En fait, je crois qu'elle nous dérange parce que cette lecture nous renvoie, a contrario, à notre propre image et à notre propre positionnement dans la vie. Surtout parce que, nous lecteurs, n'avons pas eu le courage de faire de même et que nous en gardons, au tréfond de notre coeur et de notre esprit, une forte frustration. Clairement, j'aurais aimé avoir lu ce livre dans ma jeunesse, peut-être aurais-je vécu ma vie de femme différemment !

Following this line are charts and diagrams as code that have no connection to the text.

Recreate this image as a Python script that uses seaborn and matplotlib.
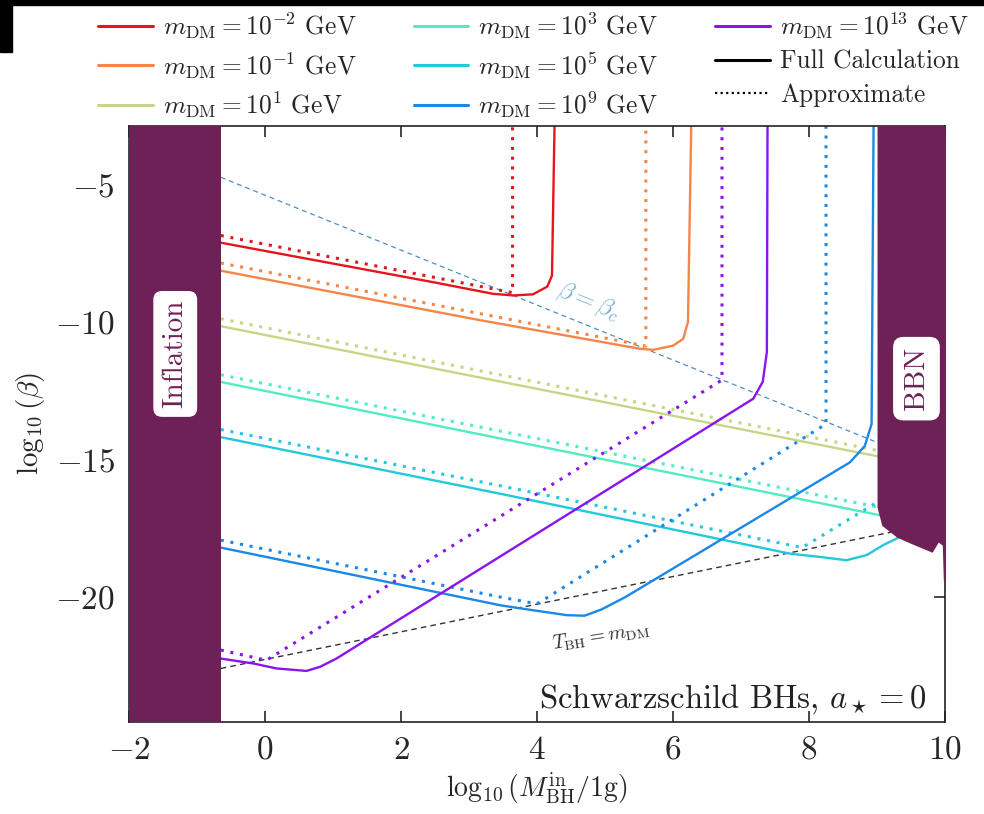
import numpy as np
import pandas as pd
import matplotlib
matplotlib.use("Agg")
import matplotlib.pyplot as plt
from matplotlib.lines import Line2D
from matplotlib.patches import Rectangle
import seaborn as sns

# ---- data (x = log10(M/1g), y = log10(beta)) ----
X_INFL = -0.65
X_BBN = 9.0
Y_TOP = -2.5  # vertical branches run off the top of the axes

masses = ["10^{-2}", "10^{-1}", "10^{1}", "10^{3}", "10^{5}", "10^{9}", "10^{13}"]
colors = ["#e8141c", "#f4864a", "#c8d486", "#52ecc2", "#20c9dc", "#1b88e6", "#8a14ef"]

full_x = [
    [-0.65, 1.0, 2.5, 3.35, 3.65, 3.94, 4.15, 4.22, 4.26],
    [-0.65, 3.16, 5.51, 5.71, 6.0, 6.15, 6.22, 6.27],
    [-0.65, 9.2],
    [-0.65, 9.2],
    [-0.65, 3.46, 7.72, 8.16, 8.55, 8.85, 9.09, 9.29, 9.45],
    [-0.65, 3.46, 3.94, 4.44, 4.7, 4.95, 5.3, 8.6, 8.82, 8.92, 8.95],
    [-0.65, -0.17, 0.17, 0.61, 0.81, 1.05, 7.18, 7.32, 7.38, 7.39],
]
full_y = [
    [-7.1, -7.86, -8.55, -8.96, -9.02, -8.98, -8.7, -8.3, Y_TOP],
    [-8.12, -9.92, -10.96, -11.0, -10.85, -10.6, -9.98, Y_TOP],
    [-10.14, -14.97],
    [-12.17, -17.1],
    [-14.18, -16.24, -18.42, -18.54, -18.66, -18.47, -18.11, -17.87, -17.6],
    [-18.2, -20.3, -20.48, -20.66, -20.68, -20.45, -20.0, -15.1, -14.5, -13.7, Y_TOP],
    [-22.24, -22.42, -22.6, -22.69, -22.54, -22.24, -12.78, -12.16, -11.08, Y_TOP],
]
approx_x = [
    [-0.65, 3.64, 3.64],
    [-0.65, 5.6, 5.6],
    [-0.65, 9.2],
    [-0.65, 9.2],
    [-0.65, 3.46, 7.9, 9.1],
    [-0.65, 3.46, 4.0, 8.25, 8.25],
    [-0.65, 0.02, 6.72, 6.72],
]
approx_y = [
    [-6.84, -8.92, Y_TOP],
    [-7.84, -10.86, Y_TOP],
    [-9.87, -14.76],
    [-11.91, -16.82],
    [-13.9, -15.95, -18.2, -16.4],
    [-17.93, -20.0, -20.25, -13.7, Y_TOP],
    [-21.93, -22.3, -12.1, Y_TOP],
]

beta_c_x = [-0.65, 10.0]
beta_c_y = [-4.72, -15.37]
tbh_x = [-0.65, 10.0]
tbh_y = [-22.6, -17.24]

bbn_x = [9.0, 9.07, 9.29, 9.49, 9.81, 9.9, 9.96, 9.975, 10.0]
bbn_y = [-16.73, -17.39, -17.82, -18.04, -18.37, -18.0, -18.11, -19.39, -19.39]

REGION = "#6e2157"

sns.set_style("ticks")
plt.rcParams["font.family"] = "serif"
plt.rcParams["font.serif"] = ["cmr10", "DejaVu Serif"]
plt.rcParams["mathtext.fontset"] = "cm"
plt.rcParams["axes.formatter.use_mathtext"] = True
plt.rcParams["axes.unicode_minus"] = True

fig = plt.figure(figsize=(9.84, 8.14), dpi=100)
ax = fig.add_axes([0.1311, 0.1130, 0.8293, 0.7326])

for i in range(len(masses)):
    df_f = pd.DataFrame({"x": full_x[i], "y": full_y[i]})
    df_a = pd.DataFrame({"x": approx_x[i], "y": approx_y[i]})
    sns.lineplot(data=df_f, x="x", y="y", sort=False, estimator=None,
                 color=colors[i], lw=1.7, ax=ax, zorder=2)
    sns.lineplot(data=df_a, x="x", y="y", sort=False, estimator=None,
                 color=colors[i], lw=2.2, linestyle=(0, (1, 2.2)), ax=ax, zorder=2)

ax.plot(beta_c_x, beta_c_y, color="#4f8fbf", lw=0.9, ls=(0, (4, 3)), zorder=1.5)
ax.plot(tbh_x, tbh_y, color="#333333", lw=1.0, ls=(0, (4, 3)), zorder=1.5)

# excluded regions drawn over the frame, like the original
ax.axvspan(-2, X_INFL, color=REGION, lw=0, zorder=3)
ax.fill_between(bbn_x, bbn_y, 0, color=REGION, lw=0, zorder=3)

ax.text(-1.32, -11.15, "Inflation", rotation=90, ha="center", va="center",
        fontsize=21, color=REGION, zorder=4,
        bbox=dict(boxstyle="round,pad=0.3", fc="white", ec="none"))
ax.text(9.58, -12.05, "BBN", rotation=90, ha="center", va="center",
        fontsize=21, color=REGION, zorder=4,
        bbox=dict(boxstyle="round,pad=0.35", fc="white", ec="none"))

ax.text(4.75, -9.25, r"$\beta = \beta_c$", rotation=-22, ha="center", va="center",
        fontsize=18, color="#7fb0d2")
ax.text(4.95, -21.45, r"$T_{\rm BH} = m_{\rm DM}$", rotation=9, ha="center", va="center",
        fontsize=14.5, color="#333333")
ax.text(0.978, 0.025, r"Schwarzschild BHs, $a_\star = 0$", transform=ax.transAxes,
        ha="right", va="baseline", fontsize=23.5, color="#222222", zorder=5)

ax.set_xlim(-2, 10)
ax.set_ylim(-24.55, -2.84)
ax.set_xticks([-2, 0, 2, 4, 6, 8, 10])
ax.set_yticks([-5, -10, -15, -20])
ax.tick_params(direction="in", length=8, width=1.2, top=True, right=True,
               labelsize=24, pad=10)
for s in ax.spines.values():
    s.set_linewidth(1.2)
    s.set_color("#222222")
ax.set_xlabel(r"$\log_{10}(M_{\rm BH}^{\rm in}/1{\rm g})$", fontsize=20, labelpad=4)
ax.set_ylabel(r"$\log_{10}(\beta)$", fontsize=21, labelpad=6)

handles = [Line2D([], [], color=c, lw=2.2) for c in colors]
labels = [rf"$m_{{\rm DM}} = {m}$ GeV" for m in masses]
handles += [Line2D([], [], color="black", lw=2.2),
            Line2D([], [], color="black", lw=1.6, ls=(0, (1, 1.5)))]
labels += ["Full Calculation", "Approximate"]
fig.legend(handles, labels, ncol=3, loc="upper center", bbox_to_anchor=(0.542, 1.0),
           frameon=False, fontsize=18.3, handlelength=2.15, handletextpad=0.4,
           columnspacing=2.25, labelspacing=0.36, borderaxespad=0.0)

# black screenshot border in the reference
fig.patches.append(Rectangle((0, 1 - 5 / 814), 1, 5 / 814, transform=fig.transFigure,
                             color="black", zorder=10))
fig.patches.append(Rectangle((0, 1 - 52 / 814), 12 / 984, 52 / 814,
                             transform=fig.transFigure, color="black", zorder=10))

fig.savefig("out.png", dpi=100)
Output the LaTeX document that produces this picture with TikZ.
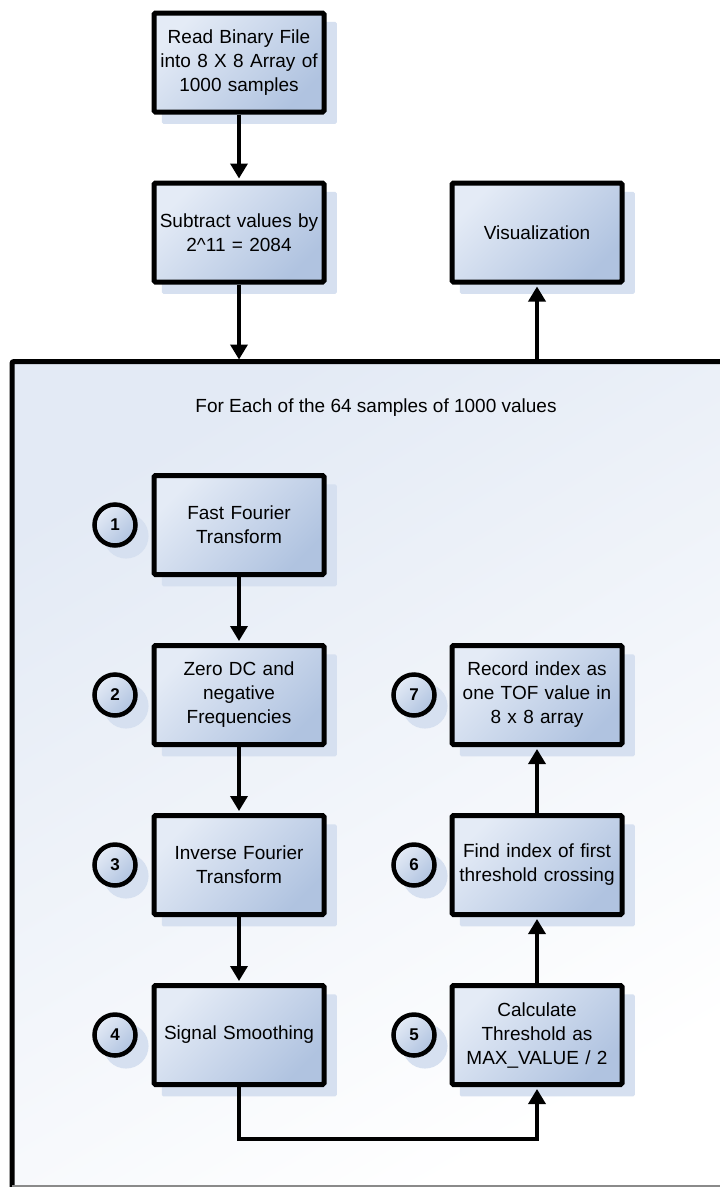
\documentclass[tikz,border=0pt]{standalone}
\usepackage{fontspec}
\setmainfont{Liberation Sans}
\usetikzlibrary{arrows.meta,shadows}

\definecolor{boxlight}{HTML}{E4EBF6}
\definecolor{boxdark}{HTML}{B0C3E0}
\definecolor{shadowblue}{HTML}{D6E0F0}
\definecolor{panelblue}{HTML}{E3EAF5}
\definecolor{edgegray}{HTML}{8A8A8A}

\begin{document}
\begin{tikzpicture}[x=1pt,y=-1pt,
  stepbox/.style={draw=black, line width=5pt, rounded corners=1.5pt,
    minimum width=170pt, minimum height=99pt, text width=168pt,
    align=center, inner sep=0pt,
    top color=boxlight, bottom color=boxdark, shading angle=45,
    font=\fontsize{19}{24}\selectfont,
    drop shadow={shadow xshift=10pt, shadow yshift=-10pt, shadow scale=1.03,
      fill=shadowblue, opacity=1}},
  badge/.style={circle, draw=black, line width=4.5pt, minimum size=41pt,
    inner sep=0pt, top color=boxlight, bottom color=boxdark, shading angle=45,
    font=\bfseries\fontsize{17}{17}\selectfont,
    drop shadow={shadow xshift=10pt, shadow yshift=-10pt, shadow scale=1.1,
      fill=shadowblue, opacity=1}},
  flow/.style={line width=3.5pt, -{Triangle[length=15pt,width=17pt]},
    shorten >=2pt},
]
\clip (0,0) rectangle (720,1187);
\fill[white] (0,0) rectangle (720,1187);

% loop panel
\fill[top color=panelblue, bottom color=white, shading angle=30]
  (12,361.5) rectangle (730,1186);
\draw[line width=5pt, rounded corners=2pt] (12,1195) -- (12,361.5) -- (730,361.5);
\draw[edgegray, line width=1.5pt] (12,1186) -- (720,1186);
\coordinate (panelin) at (239,361.5);
\coordinate (panelout) at (537,361.5);
\node[anchor=base, font=\fontsize{19}{24}\selectfont] (looptitle) at (376,412)
  {For Each of the 64 samples of 1000 values};

% preprocessing steps
\node[stepbox] (read) at (239,62.5) {Read Binary File\\into 8 X 8 Array of\\1000 samples};
\node[stepbox] (subtract) at (239,232.5) {Subtract values by\\2\^{}11 = 2084};
\node[stepbox] (vis) at (537,232.5) {Visualization};

% per-sample steps
\node[stepbox] (fft) at (239,525) {Fast Fourier\\Transform};
\node[stepbox] (zerodc) at (239,695) {Zero DC and\\negative\\Frequencies};
\node[stepbox] (ifft) at (239,865) {Inverse Fourier\\Transform};
\node[stepbox] (smooth) at (239,1035) {Signal Smoothing};
\node[stepbox] (thresh) at (537,1035) {Calculate\\Threshold as\\MAX\_VALUE / 2};
\node[stepbox] (cross) at (537,865) {Find index of first\\threshold crossing};
\node[stepbox] (record) at (537,695) {Record index as\\one TOF value in\\8 x 8 array};

% step numbers
\node[badge] (n1) at (115,525) {1};
\node[badge] (n2) at (115,695) {2};
\node[badge] (n3) at (115,865) {3};
\node[badge] (n4) at (115,1035) {4};
\node[badge] (n5) at (414,1035) {5};
\node[badge] (n6) at (414,865) {6};
\node[badge] (n7) at (414,695) {7};

% connectors
\draw[flow] (read) -- (subtract);
\draw[flow] (subtract) -- (panelin);
\draw[flow] (panelout) -- (vis);
\draw[flow] (fft) -- (zerodc);
\draw[flow] (zerodc) -- (ifft);
\draw[flow] (ifft) -- (smooth);
\draw[flow] (smooth.south) -- ++(0,52) -| (thresh.south);
\draw[flow] (thresh) -- (cross);
\draw[flow] (cross) -- (record);
\end{tikzpicture}
\end{document}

Et puis, il y a l'acte III intitulé "Après toi", cette partie écrite après le décès de Fanou Jardin. Une partie très intime et émouvante où éclate tout l'amour d'
Alexandre Jardin pour sa maman. J'utilise exprès le mot "maman" car on entend bien - derrière la posture de l'adulte écrivain, la voix d'Alexandre enfant. Quelle émotion en lisant ces lignes ! Quelle émotion de partager avec nous certains détails des obsèques de celle-ci et puis, quel suspense, avec cette lettre laissée par elle - manifestement porteuse d'une vérité cachée - et qui pourtant, par décision de l'auteur, n'a pas été ouverte et a suivi là encore un chemin de traverse à la hauteur du caractère fantasque de la défunte.
Je n'ai pas boudé mon intérêt et mon plaisir à cette lecture, même si l'émotion et la réflexion étaient très présentes. Dois-je le dire ? Après avoir refermé le livre, j'ai fait des recherches sur Internet pour savoir qui était cette Fanou si "sauvage" et si libre (je n'étais pas née ou si petite lorsqu'elle était en pleine maturité), j'ai voulu trouver des images d'elle et voir ce que la postérité médiatique en a conservé. Un point supplémentaire marqué par
Alexandre Jardin qui, grâce à son livre et à ses mots, a l'extrême pouvoir magique à nous la rendre vivante (ainsi que l'époque révolue dont il est question) alors même qu'elle nous a quittés depuis 2017.